The same modification is not necessary for gRPC.
export OTEL_EXPORTER_OTLP_ENDPOINT=https://api.honeycomb.io # US instance
#export OTEL_EXPORTER_OTLP_ENDPOINT=https://api.eu1.honeycomb.io # EU instance
If the desired outcome is to send data to a different endpoint depending on the signal, use OTEL_EXPORTER_OTLP_<SIGNAL>_ENDPOINT
instead of the more generic OTEL_EXPORTER_OTLP_ENDPOINT
.
When using a signal-specific environment variable, these paths must be appended manually.
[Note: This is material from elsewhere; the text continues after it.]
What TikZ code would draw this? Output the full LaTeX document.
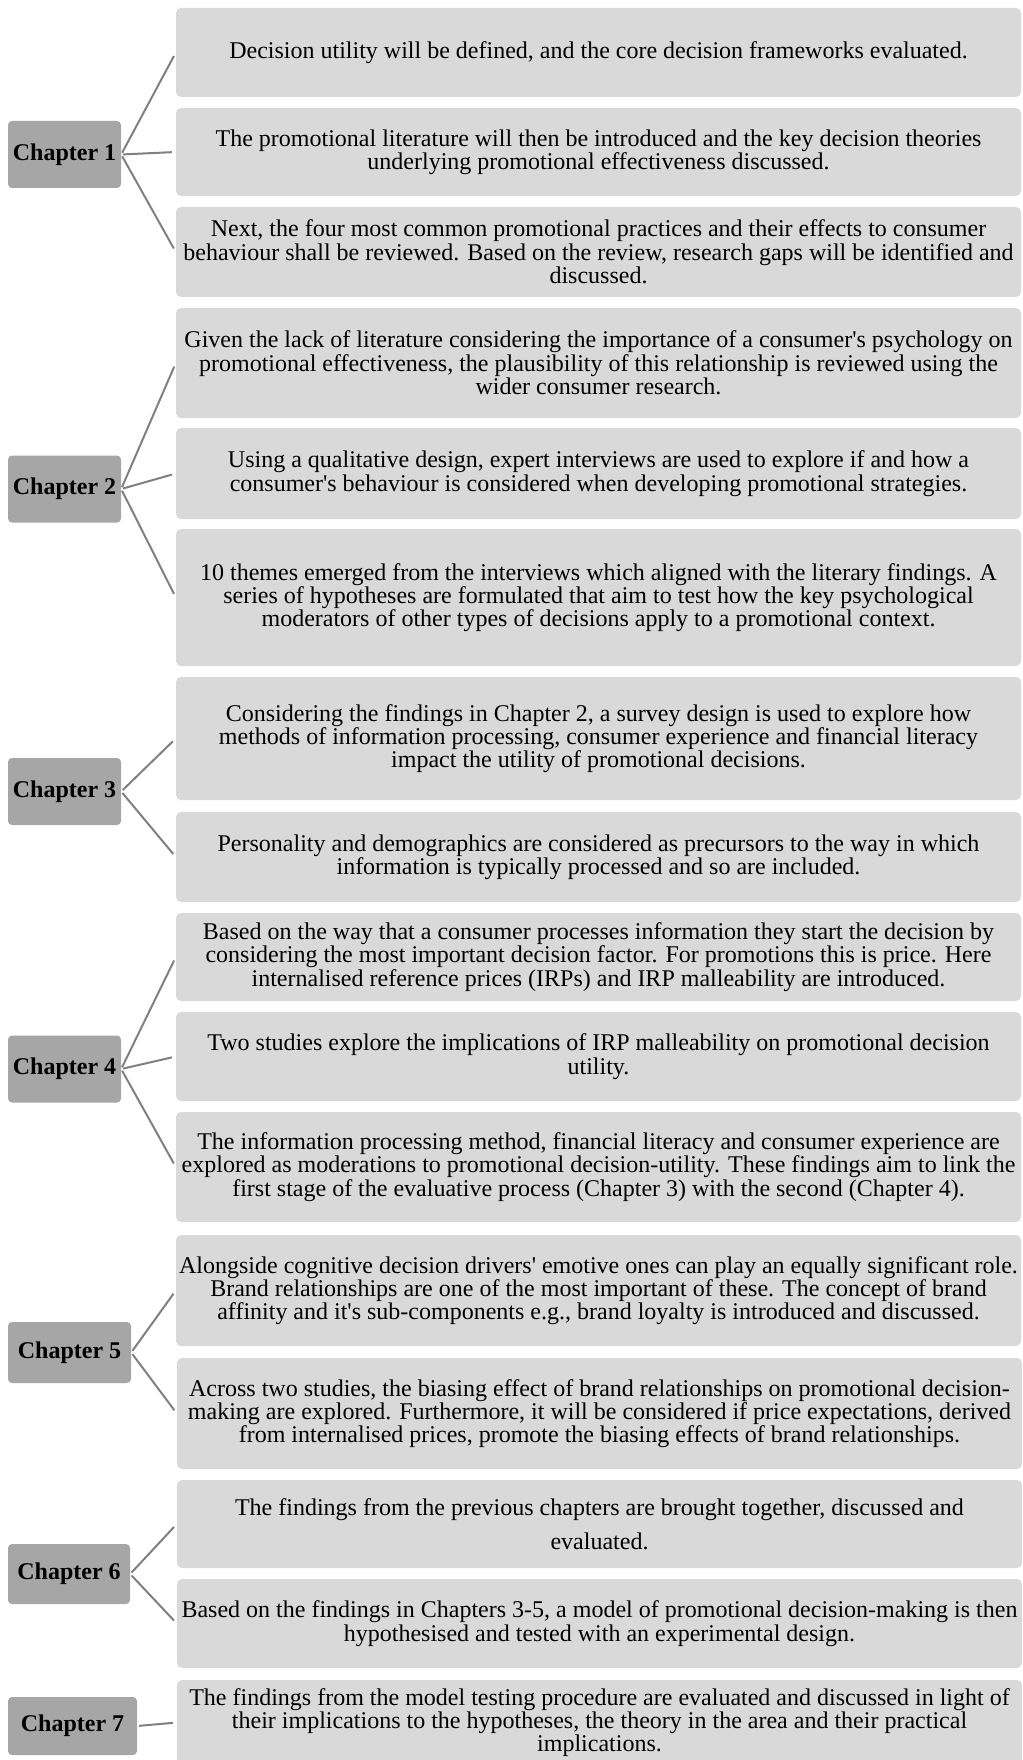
\documentclass[tikz,border=0pt]{standalone}
\usepackage{fontspec}
\setmainfont{Liberation Serif}[Ligatures=TeXOff]
\definecolor{chapgray}{HTML}{A6A6A6}
\definecolor{boxgray}{HTML}{D9D9D9}
\definecolor{linkgray}{HTML}{808080}
\tikzset{
  chapbox/.style={fill=chapgray, rounded corners=4pt, minimum width=113pt,
    minimum height=67pt, inner sep=0pt, font=\fontsize{24}{24}\selectfont\bfseries},
  infobox/.style={fill=boxgray, rounded corners=5pt, minimum width=845pt,
    align=center, inner sep=0pt, font=\fontsize{24}{23.3}\selectfont},
  link/.style={draw=linkgray, line width=2pt, shorten <=2pt, shorten >=4pt}
}
\begin{document}
\begin{tikzpicture}[x=1pt, y=-1pt]
    % Frame of the page
    \useasboundingbox (0,0) rectangle (1022,1760);
    \clip (0,0) rectangle (1022,1760);

    % Chapter 1
    \node[chapbox] (ch1) at (64.5,154.5) {Chapter 1};
    \node[infobox, minimum height=89pt] (t11) at (598.5,52.5)
        {Decision utility will be defined, and the core decision frameworks evaluated.};
    \node[infobox, minimum height=88pt] (t12) at (598.5,152)
        {The promotional literature will then be introduced and the key decision theories\\
         underlying promotional effectiveness discussed.};
    \node[infobox, minimum height=90pt] (t13) at (598.5,252)
        {Next, the four most common promotional practices and their effects to consumer\\
         behaviour shall be reviewed. Based on the review, research gaps will be identified and\\
         discussed.};
    \foreach \t in {t11,t12,t13}
        \draw[link] (ch1.east) -- (\t.west);

    % Chapter 2
    \node[chapbox] (ch2) at (64.5,489) {Chapter 2};
    \node[infobox, minimum height=110pt] (t21) at (598.5,363)
        {Given the lack of literature considering the importance of a consumer's psychology on\\
         promotional effectiveness, the plausibility of this relationship is reviewed using the\\
         wider consumer research.};
    \node[infobox, minimum height=91pt] (t22) at (598.5,473.5)
        {Using a qualitative design, expert interviews are used to explore if and how a\\
         consumer's behaviour is considered when developing promotional strategies.};
    \node[infobox, minimum height=137pt] (t23) at (598.5,597.5)
        {10 themes emerged from the interviews which aligned with the literary findings. A\\
         series of hypotheses are formulated that aim to test how the key psychological\\
         moderators of other types of decisions apply to a promotional context.};
    \foreach \t in {t21,t22,t23}
        \draw[link] (ch2.east) -- (\t.west);

    % Chapter 3
    \node[chapbox] (ch3) at (64.5,791.5) {Chapter 3};
    \node[infobox, minimum height=123pt] (t31) at (598.5,738.5)
        {Considering the findings in Chapter 2, a survey design is used to explore how\\
         methods of information processing, consumer experience and financial literacy\\
         impact the utility of promotional decisions.};
    \node[infobox, minimum height=90pt] (t32) at (598.5,857)
        {Personality and demographics are considered as precursors to the way in which\\
         information is typically processed and so are included.};
    \foreach \t in {t31,t32}
        \draw[link] (ch3.east) -- (\t.west);

    % Chapter 4
    \node[chapbox] (ch4) at (64.5,1069) {Chapter 4};
    \node[infobox, minimum height=88pt] (t41) at (598.5,957)
        {Based on the way that a consumer processes information they start the decision by\\
         considering the most important decision factor. For promotions this is price. Here\\
         internalised reference prices (IRPs) and IRP malleability are introduced.};
    \node[infobox, minimum height=89pt] (t42) at (598.5,1056.5)
        {Two studies explore the implications of IRP malleability on promotional decision\\
         utility.};
    \node[infobox, minimum height=110pt] (t43) at (598.5,1167)
        {The information processing method, financial literacy and consumer experience are\\
         explored as moderations to promotional decision-utility. These findings aim to link the\\
         first stage of the evaluative process (Chapter 3) with the second (Chapter 4).};
    \foreach \t in {t41,t42,t43}
        \draw[link] (ch4.east) -- (\t.west);

    % Chapter 5
    \node[chapbox, minimum width=123pt, minimum height=61pt] (ch5) at (69.5,1352.5) {Chapter 5};
    \node[infobox, minimum height=111pt] (t51) at (598.5,1290.5)
        {Alongside cognitive decision drivers' emotive ones can play an equally significant role.\\
         Brand relationships are one of the most important of these. The concept of brand\\
         affinity and it's sub-components e.g., brand loyalty is introduced and discussed.};
    \node[infobox, minimum height=111pt] (t52) at (599.5,1413.5)
        {Across two studies, the biasing effect of brand relationships on promotional decision-\\
         making are explored. Furthermore, it will be considered if price expectations, derived\\
         from internalised prices, promote the biasing effects of brand relationships.};
    \foreach \t in {t51,t52}
        \draw[link] (ch5.east) -- (\t.west);

    % Chapter 6
    \node[chapbox, minimum width=122pt, minimum height=60pt] (ch6) at (69,1574) {Chapter 6};
    \node[infobox, minimum height=88pt, font=\fontsize{24}{33.7}\selectfont] (t61) at (599.5,1524)
        {The findings from the previous chapters are brought together, discussed and\\
         evaluated.};
    \node[infobox, minimum height=89pt] (t62) at (599.5,1623.5)
        {Based on the findings in Chapters 3-5, a model of promotional decision-making is then\\
         hypothesised and tested with an experimental design.};
    \foreach \t in {t61,t62}
        \draw[link] (ch6.east) -- (\t.west);

    % Chapter 7
    \node[chapbox, minimum width=129pt, minimum height=58pt] (ch7) at (72.5,1726) {Chapter 7};
    \node[infobox, minimum height=85pt] (t71) at (599.5,1722.5)
        {The findings from the model testing procedure are evaluated and discussed in light of\\
         their implications to the hypotheses, the theory in the area and their practical\\
         implications.};
    \draw[link] (ch7.east) -- (t71.west);
\end{tikzpicture}
\end{document}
Set OTEL_EXPORTER_OTLP_TRACES_ENDPOINT
for traces, appending the endpoint with v1/traces
, and OTEL_EXPORTER_OTLP_METRICS_ENDPOINT
for metrics, appending the endpoint with v1/metrics
.
Send both traces and metrics to Honeycomb using this method by setting the following variables:
export OTEL_EXPORTER_OTLP_TRACES_ENDPOINT=https://api.honeycomb.io/v1/traces # US instance
#export OTEL_EXPORTER_OTLP_TRACES_ENDPOINT=https://api.eu1.honeycomb.io/v1/traces # EU instance
export OTEL_EXPORTER_OTLP_METRICS_ENDPOINT=https://api.honeycomb.io/v1/metrics # US instance
#export OTEL_EXPORTER_OTLP_METRICS_ENDPOINT=https://api.eu1.honeycomb.io/v1/metrics # EU instance
More details about endpoints and signals can be found in the OpenTelemetry Specification.
Most SDKs include an option to enable a debugging mode.
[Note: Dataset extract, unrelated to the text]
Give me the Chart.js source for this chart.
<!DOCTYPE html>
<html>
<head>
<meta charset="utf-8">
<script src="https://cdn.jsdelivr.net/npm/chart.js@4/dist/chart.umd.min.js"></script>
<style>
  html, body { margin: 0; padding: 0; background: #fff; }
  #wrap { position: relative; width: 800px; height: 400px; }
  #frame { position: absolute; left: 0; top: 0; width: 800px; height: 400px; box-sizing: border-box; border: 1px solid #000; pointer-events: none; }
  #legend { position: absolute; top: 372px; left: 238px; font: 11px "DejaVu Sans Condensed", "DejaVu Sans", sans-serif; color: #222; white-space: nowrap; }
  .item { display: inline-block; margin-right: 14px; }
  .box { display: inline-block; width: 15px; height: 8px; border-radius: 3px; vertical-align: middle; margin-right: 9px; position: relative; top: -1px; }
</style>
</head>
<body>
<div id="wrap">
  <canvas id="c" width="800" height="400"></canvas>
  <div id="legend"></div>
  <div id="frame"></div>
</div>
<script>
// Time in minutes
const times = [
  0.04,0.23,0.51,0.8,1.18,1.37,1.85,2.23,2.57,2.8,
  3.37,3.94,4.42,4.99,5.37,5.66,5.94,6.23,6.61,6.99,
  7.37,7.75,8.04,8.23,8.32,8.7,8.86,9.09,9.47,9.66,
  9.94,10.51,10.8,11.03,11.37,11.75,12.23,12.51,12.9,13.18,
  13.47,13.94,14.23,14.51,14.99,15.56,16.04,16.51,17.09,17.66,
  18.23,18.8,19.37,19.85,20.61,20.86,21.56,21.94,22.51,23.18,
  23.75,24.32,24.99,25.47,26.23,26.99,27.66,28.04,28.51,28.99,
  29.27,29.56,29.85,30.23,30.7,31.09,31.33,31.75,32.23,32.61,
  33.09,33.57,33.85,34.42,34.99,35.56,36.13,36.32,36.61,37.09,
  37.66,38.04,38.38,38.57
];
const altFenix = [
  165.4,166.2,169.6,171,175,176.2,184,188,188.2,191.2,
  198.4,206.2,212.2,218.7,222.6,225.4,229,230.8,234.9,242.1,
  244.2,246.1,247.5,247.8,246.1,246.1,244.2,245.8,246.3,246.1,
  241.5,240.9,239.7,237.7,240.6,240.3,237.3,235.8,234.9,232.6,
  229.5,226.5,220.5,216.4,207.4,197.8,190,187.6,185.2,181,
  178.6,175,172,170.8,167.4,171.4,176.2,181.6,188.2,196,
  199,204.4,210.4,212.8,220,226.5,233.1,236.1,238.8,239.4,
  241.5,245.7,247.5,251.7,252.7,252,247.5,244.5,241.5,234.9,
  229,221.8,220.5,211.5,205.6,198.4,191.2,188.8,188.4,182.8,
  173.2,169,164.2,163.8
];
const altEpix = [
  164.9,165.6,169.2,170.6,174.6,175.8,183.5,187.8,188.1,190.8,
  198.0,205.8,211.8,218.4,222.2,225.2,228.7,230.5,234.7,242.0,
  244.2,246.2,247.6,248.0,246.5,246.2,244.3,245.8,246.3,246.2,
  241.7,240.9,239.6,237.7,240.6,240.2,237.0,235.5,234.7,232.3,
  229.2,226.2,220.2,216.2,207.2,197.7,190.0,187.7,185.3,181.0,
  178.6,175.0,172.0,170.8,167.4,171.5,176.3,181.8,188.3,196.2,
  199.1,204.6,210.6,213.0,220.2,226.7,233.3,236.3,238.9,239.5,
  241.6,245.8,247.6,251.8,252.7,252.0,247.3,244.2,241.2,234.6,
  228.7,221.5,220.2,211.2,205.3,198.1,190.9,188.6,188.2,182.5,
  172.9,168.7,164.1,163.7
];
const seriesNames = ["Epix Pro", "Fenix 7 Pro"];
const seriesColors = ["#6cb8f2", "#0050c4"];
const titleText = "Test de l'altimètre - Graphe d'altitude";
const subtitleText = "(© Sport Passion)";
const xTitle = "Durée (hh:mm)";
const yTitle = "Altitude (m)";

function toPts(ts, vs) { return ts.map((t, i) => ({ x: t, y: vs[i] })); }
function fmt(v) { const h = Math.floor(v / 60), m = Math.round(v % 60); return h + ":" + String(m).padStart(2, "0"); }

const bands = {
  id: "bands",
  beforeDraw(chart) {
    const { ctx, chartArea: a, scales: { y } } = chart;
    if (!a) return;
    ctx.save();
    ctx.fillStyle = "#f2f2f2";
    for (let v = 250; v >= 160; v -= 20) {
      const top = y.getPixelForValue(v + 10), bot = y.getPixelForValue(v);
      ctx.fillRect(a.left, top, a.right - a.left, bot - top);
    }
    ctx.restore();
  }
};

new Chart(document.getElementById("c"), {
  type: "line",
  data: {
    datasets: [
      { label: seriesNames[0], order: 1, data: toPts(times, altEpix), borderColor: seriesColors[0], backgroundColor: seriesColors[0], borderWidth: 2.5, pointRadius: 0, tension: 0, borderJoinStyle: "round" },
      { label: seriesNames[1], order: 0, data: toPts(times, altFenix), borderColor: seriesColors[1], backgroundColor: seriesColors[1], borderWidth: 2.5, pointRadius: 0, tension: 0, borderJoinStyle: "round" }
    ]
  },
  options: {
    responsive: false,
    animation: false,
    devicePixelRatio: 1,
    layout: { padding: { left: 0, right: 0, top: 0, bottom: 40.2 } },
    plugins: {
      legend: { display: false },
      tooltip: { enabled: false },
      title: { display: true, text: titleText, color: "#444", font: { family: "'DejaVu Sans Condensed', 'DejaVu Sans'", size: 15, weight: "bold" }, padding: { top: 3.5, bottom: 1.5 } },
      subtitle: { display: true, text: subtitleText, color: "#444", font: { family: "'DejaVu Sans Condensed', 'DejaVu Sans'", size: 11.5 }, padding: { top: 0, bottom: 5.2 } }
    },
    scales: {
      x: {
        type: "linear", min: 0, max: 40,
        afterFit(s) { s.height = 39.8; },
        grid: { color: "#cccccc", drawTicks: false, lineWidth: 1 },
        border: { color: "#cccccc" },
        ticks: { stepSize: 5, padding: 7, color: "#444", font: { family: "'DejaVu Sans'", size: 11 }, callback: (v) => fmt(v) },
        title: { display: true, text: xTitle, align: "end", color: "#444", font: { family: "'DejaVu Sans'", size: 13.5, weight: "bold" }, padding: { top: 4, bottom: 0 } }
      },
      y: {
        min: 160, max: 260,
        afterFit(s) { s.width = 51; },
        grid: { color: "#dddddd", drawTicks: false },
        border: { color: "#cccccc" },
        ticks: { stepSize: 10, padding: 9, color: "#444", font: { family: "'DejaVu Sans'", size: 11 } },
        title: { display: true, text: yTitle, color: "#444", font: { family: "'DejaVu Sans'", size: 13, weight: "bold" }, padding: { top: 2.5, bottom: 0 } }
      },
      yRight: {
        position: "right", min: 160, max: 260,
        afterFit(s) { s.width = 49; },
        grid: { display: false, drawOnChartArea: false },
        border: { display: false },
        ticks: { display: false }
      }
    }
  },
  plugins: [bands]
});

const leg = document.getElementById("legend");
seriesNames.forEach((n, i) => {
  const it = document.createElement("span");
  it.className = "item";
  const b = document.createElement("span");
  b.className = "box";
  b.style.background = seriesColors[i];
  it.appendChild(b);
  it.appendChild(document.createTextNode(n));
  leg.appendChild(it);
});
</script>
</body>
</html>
For some SDKs, including the Honeycomb OpenTelemetry SDK Distributions, it may be enabled by setting the DEBUG
environment variable to true
:
export DEBUG=true
Refer to the Troubleshooting sections for each language to find the proper configuration as needed.
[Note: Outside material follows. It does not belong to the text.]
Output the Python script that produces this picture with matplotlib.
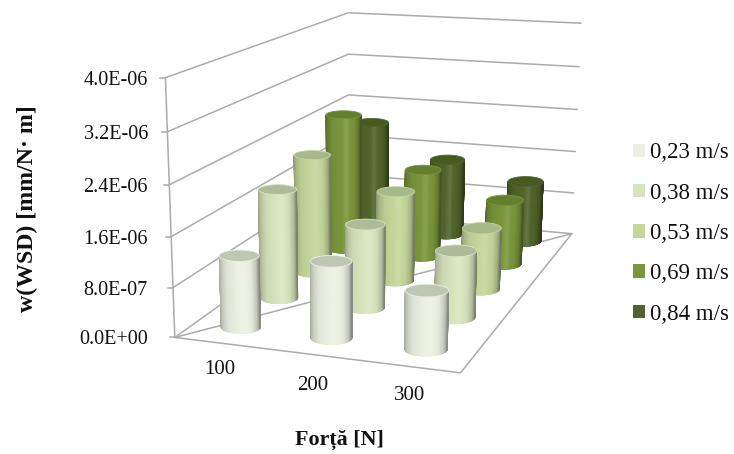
import numpy as np
import matplotlib
matplotlib.use("Agg")
import matplotlib.pyplot as plt
from matplotlib.collections import PolyCollection
from matplotlib.patches import Patch, Polygon

plt.rcParams['font.family'] = ['Liberation Serif', 'DejaVu Serif']

categories = ['100', '200', '300']
series = ['0,23 m/s', '0,38 m/s', '0,53 m/s', '0,69 m/s', '0,84 m/s']
v023 = [1.16e-6, 1.22e-6, 0.92e-6]
v038 = [1.84e-6, 1.39e-6, 1.10e-6]
v053 = [2.08e-6, 1.56e-6, 1.06e-6]
v069 = [2.49e-6, 1.59e-6, 1.16e-6]
v084 = [2.05e-6, 1.44e-6, 1.14e-6]
values = [v023, v038, v053, v069, v084]
y_ticks = [0.0, 8e-7, 1.6e-6, 2.4e-6, 3.2e-6, 4e-6]
y_labels = ['0.0E+00', '8.0E-07', '1.6E-06', '2.4E-06', '3.2E-06', '4.0E-06']
y_max = 4e-6
legend_colors = ['#EBF0E1', '#D8E4BE', '#C5D69B', '#7A963C', '#50642A']
top_colors = ['#BEC6B4', '#AEBB9A', '#A6B98A', '#64802F', '#465A22']

# perspective box: (category fraction, depth fraction, height fraction) -> figure pixels
world = np.array([[0,0,0],[0,0,1],[1,0,0],[1,1,0],[0,1,0],[0,1,1],[1,1,1]], float)
screen = np.array([[175,336],[165,78],[460.7,374],[572,232.3],[348,215],[349,12],[580.7,23.7]], float)
A = []
b = []
for (u, v, w), (x, y) in zip(world, screen):
    A.append([u, v, w, 1, 0, 0, 0, 0, -x*u, -x*v, -x*w]); b.append(x)
    A.append([0, 0, 0, 0, u, v, w, 1, -y*u, -y*v, -y*w]); b.append(y)
H = np.append(np.linalg.lstsq(np.array(A), np.array(b), rcond=None)[0], 1).reshape(3, 4)

def proj(u, v, w):
    u, v, w = np.broadcast_arrays(u, v, w)
    P = H @ np.vstack([u.ravel(), v.ravel(), w.ravel(), np.ones(u.size)])
    return P[0]/P[2], P[1]/P[2]

fig = plt.figure(figsize=(7.34, 4.54), dpi=100)
ax = fig.add_axes([0, 0, 1, 1])
ax.set_xlim(0, 734); ax.set_ylim(454, 0); ax.axis('off')

GRID = '#ABABAB'
def line(u, v, w, **kw):
    x, y = proj(u, v, w)
    ax.plot(x, y, color=GRID, lw=1.1, solid_capstyle='round', zorder=1, **kw)

for t, lab in zip(y_ticks, y_labels):
    h = t/y_max
    line([0, 0, 1], [0, 1, 1], [h, h, h])
    x, y = proj(0, 0, h)
    ax.plot([x[0]-5, x[0]], [y[0], y[0]], color=GRID, lw=1.1, zorder=1)
    ax.text(148, y[0]+2.5, lab, ha='right', va='center', fontsize=14.5, color='#111111')
line([0, 0], [0, 0], [0, 1])
line([0, 1, 1, 0], [0, 0, 1, 0], [0, 0, 0, 0])

RU, ELL = 0.074, 0.33
theta = np.linspace(0, 2*np.pi, 361)[:-1]
items = []
for j, row in enumerate(values):
    for i, val in enumerate(row):
        uc, vc = (i+0.5)/3, (j+0.5)/5
        bx, by = proj(uc, vc, 0)
        items.append((by[0], i, j, uc, vc, val/y_max))
items.sort()

def shade(base, t):
    s = np.interp(t, [0, .03, .08, .2, .45, .6, .8, .92, .97, 1], [.70, .78, .86, .95, 1.0, 1.03, .97, .84, .70, .58])
    c = np.array(matplotlib.colors.to_rgb(base))
    out = c*s if s <= 1 else c + (1-c)*(s-1)*4
    return np.clip(out, 0, 1)

for k, (_, i, j, uc, vc, h) in enumerate(items):
    # footprint: an upright ellipse on screen, mapped back onto the floor plane
    x0, y0 = proj(uc, vc, 0)
    xu, yu = proj(uc+1e-3, vc, 0)
    xv, yv = proj(uc, vc+1e-3, 0)
    J = np.array([[xu[0]-x0[0], xv[0]-x0[0]], [yu[0]-y0[0], yv[0]-y0[0]]])/1e-3
    a = RU*J[0, 0]
    d = np.linalg.solve(J, np.vstack([a*np.cos(theta), -a*ELL*np.sin(theta)]))
    cu, cv = uc + d[0], vc + d[1]
    bx, by = proj(cu, cv, 0)
    tx, ty = proj(cu, cv, h)
    il, ir = bx.argmin(), bx.argmax()
    idx = [il]
    while idx[-1] != ir:
        idx.append((idx[-1]+1) % theta.size)
    polys, cols = [], []
    for p, q in zip(idx[:-1], idx[1:]):
        polys.append([(bx[p], by[p]), (bx[q], by[q]), (tx[q], ty[q]), (tx[p], ty[p])])
        cols.append(shade(legend_colors[j], ((bx[p]+bx[q])/2-bx[il])/(bx[ir]-bx[il])))
    z = 3 + k
    ax.add_collection(PolyCollection(polys, facecolors=cols, edgecolors=cols, linewidths=0.4, zorder=z))
    ax.add_patch(Polygon(np.c_[tx, ty], closed=True, facecolor=top_colors[j],
                         edgecolor=legend_colors[j], lw=0.6, zorder=z+0.5))

ax.text(27, 209, 'w(WSD) [mm/N· m]', rotation=90, ha='center', va='center', fontsize=17.2, fontweight='bold', color='#111111')
ax.text(339, 440, 'Forță [N]', ha='center', va='center', fontsize=15.8, fontweight='bold', color='#111111')
for lab, (x, y) in zip(categories, [(220, 370), (313, 385), (410, 395)]):
    ax.text(x, y, lab, ha='center', va='center', fontsize=15, color='#111111')

handles = [Patch(facecolor=c, edgecolor='none', label=s) for c, s in zip(legend_colors, series)]
ax.legend(handles=handles, loc='center left', bbox_to_anchor=(633/734, 1-233.5/454), frameon=False,
          fontsize=16.5, handlelength=0.52, handleheight=0.52, handletextpad=0.22, labelspacing=0.84,
          borderpad=0, borderaxespad=0, labelcolor='#111111')
fig.savefig('out.png', dpi=100)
Most SDKs include an option to export telemetry to the console to verify the data is instrumented as expected. For each signal supported by the SDK, a signal-specific exporter likely also exists:
ConsoleSpanExporter
.ConsoleMetricExporter
.ConsoleLogExporter
.Refer to OpenTelemetry documentation or the Troubleshooting sections in Honeycomb documentation for each language to find the proper configuration as needed.
Most OpenTelemetry SDKs have an option to export telemetry as OTLP either over gRPC or HTTP/protobuf, with some also offering HTTP/JSON. If you are trying to choose between gRPC and HTTP, keep in mind:
gRPC default export uses port 4317, whereas HTTP default export uses port 4318.